The mother of punk, Westwood had little patience for propriety or prudery, as evidenced by a famous picture in which she’s joined by Chrissie Hynde and shopgirl Jordan. All are standing with their backs to the camera, their bottoms painted with letters spelling out the name of the designer’s boutique, which in 1977 was called Sex. Fast forward 43 years and there’s Westwood showing lots of leg and exposing her pull-up stockings, this time without garters, in the spring/summer 2021 lookbook for the Andreas Kronthaler for Vivienne Westwood collection.
These were conscious exposures; the designer’s most infamous reveal, in contrast, was presumably unplanned and took place in 1992 when Westwood went to Buckingham Palace to receive her OBE. She was dressed in a New Look-style suit, and when she took a turn for the cameras and the full skirt went flying, it became evident that she’d left her knickers at home.

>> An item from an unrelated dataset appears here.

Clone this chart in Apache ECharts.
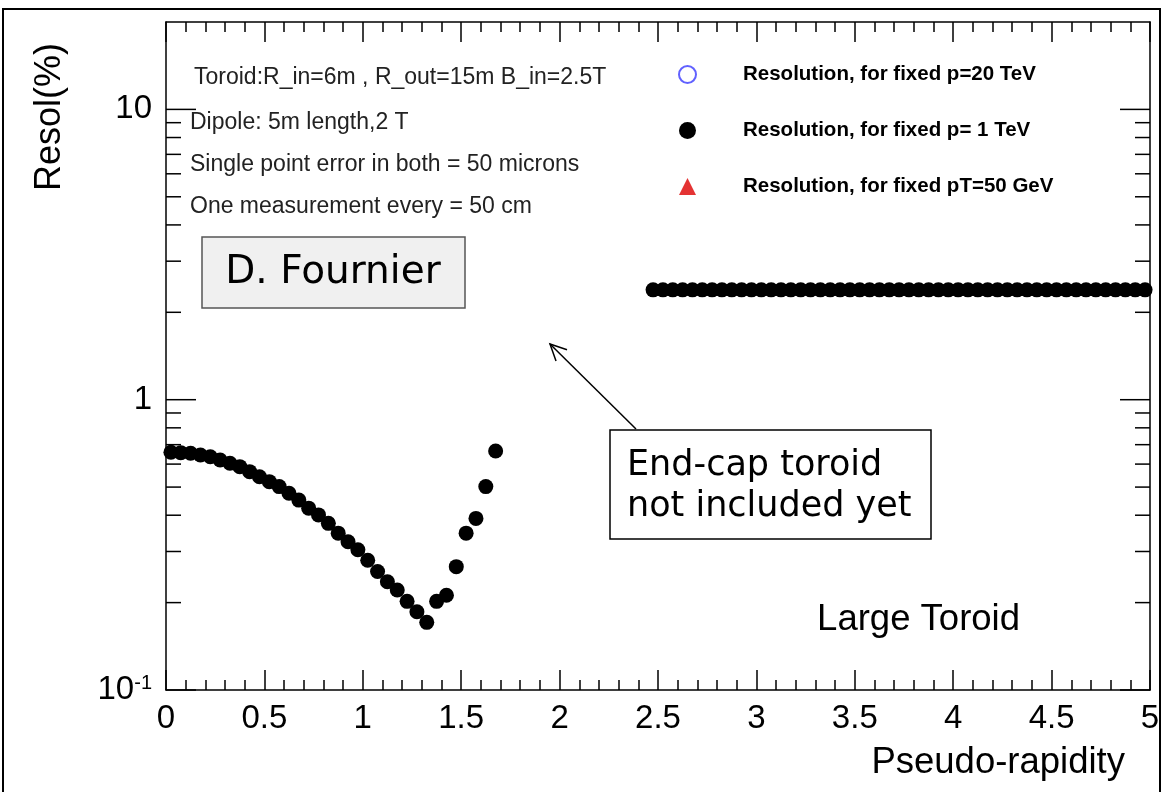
<!DOCTYPE html>
<html>
<head>
<meta charset="utf-8">
<script src="https://cdn.jsdelivr.net/npm/echarts@6.0.0/dist/echarts.min.js"></script>
<style>
  html, body { margin: 0; padding: 0; background: #fff; }
  #chart { width: 1163px; height: 792px; }
</style>
</head>
<body>
<div id="chart"></div>
<script>
// Pseudo-rapidity bins, barrel region (toroid + dipole)
const etaLow = [
  0.025, 0.075, 0.125, 0.175, 0.225, 0.275, 0.325, 0.375, 0.425, 0.475,
  0.525, 0.575, 0.625, 0.675, 0.725, 0.775, 0.825, 0.875, 0.925, 0.975,
  1.025, 1.075, 1.125, 1.175, 1.225, 1.275, 1.325, 1.375, 1.425, 1.475,
  1.525, 1.575, 1.625, 1.675
];
// Momentum resolution (%) at p = 1 TeV in the barrel region
const resolLow = [
  0.659, 0.657, 0.654, 0.645, 0.636, 0.620, 0.604, 0.588, 0.565, 0.543,
  0.522, 0.502, 0.476, 0.451, 0.423, 0.401, 0.375, 0.347, 0.324, 0.304,
  0.280, 0.256, 0.236, 0.221, 0.202, 0.186, 0.171, 0.202, 0.212, 0.266,
  0.347, 0.390, 0.502, 0.666
];
// Pseudo-rapidity bins, forward region
const etaHigh = [
  2.475, 2.525, 2.575, 2.625, 2.675, 2.725, 2.775, 2.825, 2.875, 2.925,
  2.975, 3.025, 3.075, 3.125, 3.175, 3.225, 3.275, 3.325, 3.375, 3.425,
  3.475, 3.525, 3.575, 3.625, 3.675, 3.725, 3.775, 3.825, 3.875, 3.925,
  3.975, 4.025, 4.075, 4.125, 4.175, 4.225, 4.275, 4.325, 4.375, 4.425,
  4.475, 4.525, 4.575, 4.625, 4.675, 4.725, 4.775, 4.825, 4.875, 4.925,
  4.975
];
// Momentum resolution (%) at p = 1 TeV in the forward region
const resolHigh = [
  2.39, 2.39, 2.39, 2.39, 2.39, 2.39, 2.39, 2.39, 2.39, 2.39,
  2.39, 2.39, 2.39, 2.39, 2.39, 2.39, 2.39, 2.39, 2.39, 2.39,
  2.39, 2.39, 2.39, 2.39, 2.39, 2.39, 2.39, 2.39, 2.39, 2.39,
  2.39, 2.39, 2.39, 2.39, 2.39, 2.39, 2.39, 2.39, 2.39, 2.39,
  2.39, 2.39, 2.39, 2.39, 2.39, 2.39, 2.39, 2.39, 2.39, 2.39,
  2.39
];
// Series shown in the legend
const seriesNames = [
  'Resolution, for fixed p=20 TeV',
  'Resolution, for fixed p= 1 TeV',
  'Resolution, for fixed pT=50 GeV'
];
// Log-axis tick values (decades and sub-decade marks)
const yMajorTicks = [0.1, 1, 10];
const yMinorTicks = [0.2, 0.3, 0.4, 0.5, 0.6, 0.7, 0.8, 0.9, 2, 3, 4, 5, 6, 7, 8, 9];
// Notes printed in the plot
const setupNotes = [
  'Toroid:R_in=6m , R_out=15m B_in=2.5T',
  'Dipole: 5m length,2 T',
  'Single point error in both = 50 microns',
  'One measurement every = 50 cm'
];
const authorTag = 'D. Fournier';
const calloutLines = ['End-cap toroid', 'not included yet'];
const magnetTag = 'Large Toroid';
const xTitle = 'Pseudo-rapidity';
const yTitle = 'Resol(%)';

const FONT = '"Liberation Sans", Arial, Helvetica, sans-serif';
const HAND = '"Comic Sans MS", "DejaVu Sans", sans-serif';

const chart = echarts.init(document.getElementById('chart'), null, { renderer: 'canvas' });

const p1TeV = etaLow.map((x, i) => [x, resolLow[i]])
  .concat(etaHigh.map((x, i) => [x, resolHigh[i]]));

const axisLineStyle = { color: '#000', width: 1.5 };

function xAxisDef(position, showLabel) {
  return {
    type: 'value', min: 0, max: 5, interval: 0.5, position: position,
    axisLine: { show: true, onZero: false, lineStyle: axisLineStyle },
    axisTick: { show: true, inside: true, length: 20, lineStyle: axisLineStyle },
    minorTick: { show: true, splitNumber: 5, length: 10, lineStyle: axisLineStyle },
    splitLine: { show: false },
    axisLabel: {
      show: showLabel, fontFamily: FONT, fontSize: 33, color: '#000', margin: 12,
      formatter: v => String(v)
    }
  };
}

function yAxisDef(position, showLabel) {
  return {
    type: 'log', logBase: 10, min: 0.1, max: 20, position: position,
    axisLine: { show: true, onZero: false, lineStyle: axisLineStyle },
    axisTick: { show: false },
    splitLine: { show: false },
    axisLabel: {
      show: showLabel, fontFamily: FONT, fontSize: 33, color: '#000', margin: 14,
      formatter: function (v) {
        if (Math.abs(v - 0.1) < 1e-6) return '{b|10}{s|-1}';
        if (Math.abs(v - 1) < 1e-6) return '1';
        if (Math.abs(v - 10) < 1e-6) return '10';
        return '';
      },
      rich: {
        b: { fontFamily: FONT, fontSize: 33, color: '#000' },
        s: { fontFamily: FONT, fontSize: 20, color: '#000', verticalAlign: 'top', padding: [0, 0, 12, 0] }
      }
    }
  };
}

// tick marks on the log axes, drawn on both the left and the right frame
const yTickData = yMinorTicks.map(v => [0, v, 0]).concat(yMajorTicks.map(v => [0, v, 1]));

function arrowHead(from, to, len, spread) {
  const ang = Math.atan2(from[1] - to[1], from[0] - to[0]);
  return [
    [to[0] + len * Math.cos(ang + spread), to[1] + len * Math.sin(ang + spread)],
    to,
    [to[0] + len * Math.cos(ang - spread), to[1] + len * Math.sin(ang - spread)]
  ];
}
const arrowFrom = [636, 429];
const arrowTo = [550, 344];

const noteFont = '23px ' + FONT;

const option = {
  animation: false,
  backgroundColor: '#fff',
  grid: { left: 166, right: 13, top: 22, bottom: 102, containLabel: false },
  xAxis: [xAxisDef('bottom', true), xAxisDef('top', false)],
  yAxis: [yAxisDef('left', true), yAxisDef('right', false)],
  legend: {
    orient: 'vertical', left: 673, top: 59,
    itemWidth: 17, itemHeight: 17, itemGap: 35,
    selectedMode: false,
    textStyle: { fontFamily: FONT, fontSize: 20.5, fontWeight: 'bold', color: '#000', padding: [0, 0, 0, 42] },
    data: [
      { name: seriesNames[0], icon: 'emptyCircle' },
      { name: seriesNames[1], icon: 'circle' },
      { name: seriesNames[2], icon: 'triangle' }
    ]
  },
  series: [
    {
      name: seriesNames[0], type: 'scatter', data: [],
      symbol: 'emptyCircle', symbolSize: 15,
      itemStyle: { color: '#3a3aff', borderColor: '#3a3aff', borderWidth: 2 }
    },
    {
      name: seriesNames[1], type: 'scatter', data: p1TeV,
      symbol: 'circle', symbolSize: 15, clip: false,
      itemStyle: { color: '#000', opacity: 1 },
      emphasis: { disabled: true }
    },
    {
      name: seriesNames[2], type: 'scatter', data: [],
      symbol: 'triangle', symbolSize: 15,
      itemStyle: { color: '#dd0000' }
    },
    {
      name: 'yticks', type: 'custom', silent: true, clip: false, z: 5,
      data: yTickData,
      encode: { x: 0, y: 1 },
      renderItem: function (params, api) {
        const v = api.value(1);
        const len = api.value(2) === 1 ? 30 : 15;
        const l = api.coord([0, v]);
        const r = api.coord([5, v]);
        const st = { stroke: '#000', lineWidth: 1.5 };
        return {
          type: 'group',
          children: [
            { type: 'line', shape: { x1: l[0], y1: l[1], x2: l[0] + len, y2: l[1] }, style: st },
            { type: 'line', shape: { x1: r[0] - len, y1: r[1], x2: r[0], y2: r[1] }, style: st }
          ]
        };
      }
    }
  ],
  graphic: [
    { type: 'rect', silent: true, shape: { x: 3, y: 9, width: 1157, height: 800 },
      style: { fill: 'none', stroke: '#000', lineWidth: 2 } },
    { type: 'text', x: 194, y: 78, style: { text: setupNotes[0], font: noteFont, fill: '#222', verticalAlign: 'middle' } },
    { type: 'text', x: 190, y: 123, style: { text: setupNotes[1], font: noteFont, fill: '#222', verticalAlign: 'middle' } },
    { type: 'text', x: 190, y: 165, style: { text: setupNotes[2], font: noteFont, fill: '#222', verticalAlign: 'middle' } },
    { type: 'text', x: 190, y: 207, style: { text: setupNotes[3], font: noteFont, fill: '#222', verticalAlign: 'middle' } },
    { type: 'rect', shape: { x: 202, y: 237, width: 263, height: 71 },
      style: { fill: '#f0f0f0', stroke: '#555', lineWidth: 1.5 } },
    { type: 'text', x: 333, y: 273, style: { text: authorTag, font: '39px ' + HAND, fill: '#000', align: 'center', verticalAlign: 'middle' } },
    { type: 'rect', shape: { x: 610, y: 430, width: 321, height: 109 },
      style: { fill: '#fff', stroke: '#000', lineWidth: 1.5 } },
    { type: 'text', x: 627, y: 466, style: { text: calloutLines[0], font: '35px ' + HAND, fill: '#000', verticalAlign: 'middle' } },
    { type: 'text', x: 627, y: 507, style: { text: calloutLines[1], font: '35px ' + HAND, fill: '#000', verticalAlign: 'middle' } },
    { type: 'line', shape: { x1: arrowFrom[0], y1: arrowFrom[1], x2: arrowTo[0], y2: arrowTo[1] },
      style: { stroke: '#000', lineWidth: 1.5 } },
    { type: 'polyline', shape: { points: arrowHead(arrowFrom, arrowTo, 18, 0.45) },
      style: { stroke: '#000', lineWidth: 1.5, fill: 'none' } },
    { type: 'text', x: 1020, y: 620, style: { text: magnetTag, font: '36.5px ' + FONT, fill: '#000', align: 'right', verticalAlign: 'middle' } },
    { type: 'text', x: 1125, y: 763, style: { text: xTitle, font: '36.5px ' + FONT, fill: '#000', align: 'right', verticalAlign: 'middle' } },
    { type: 'text', x: 50, y: 117, rotation: Math.PI / 2,
      style: { text: yTitle, font: '36px ' + FONT, fill: '#000', align: 'center', verticalAlign: 'middle' } }
  ]
};

chart.setOption(option);
</script>
</body>
</html>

Westwood’s style was not solely defined by exhibitionism, but she did wear her political agenda on her sleeve. An ardent activist, the designer had taken the slogan idea and gone wild with it: printing, knitting, and pinning manifestos on garments and accessories that function like pliable and portable sandwich boards.
An avid scholar of fashion history, with a particular fondness for the 18th century, Westwood attended galas in full-skirted gowns that could have walked out of the paintings of François Boucher or Franz Xaver Winterhalter. She might wrap such a dress with a shawl of her proprietary tartan; for the “Anglomania” exhibition at the Costume Institute in 2006 she was draped in the Union Jack and sported a dress of her own creation. Unlike many designers who take their bows in jeans and T-shirts, Westwood wore her own clothes on the catwalk and IRL.
Ultimately, Westwood became a sort of avatar of herself. It’s an idea that she played with by appearing in her own press materials. With Westwood, what you saw was what you got – pure fashion and signature style.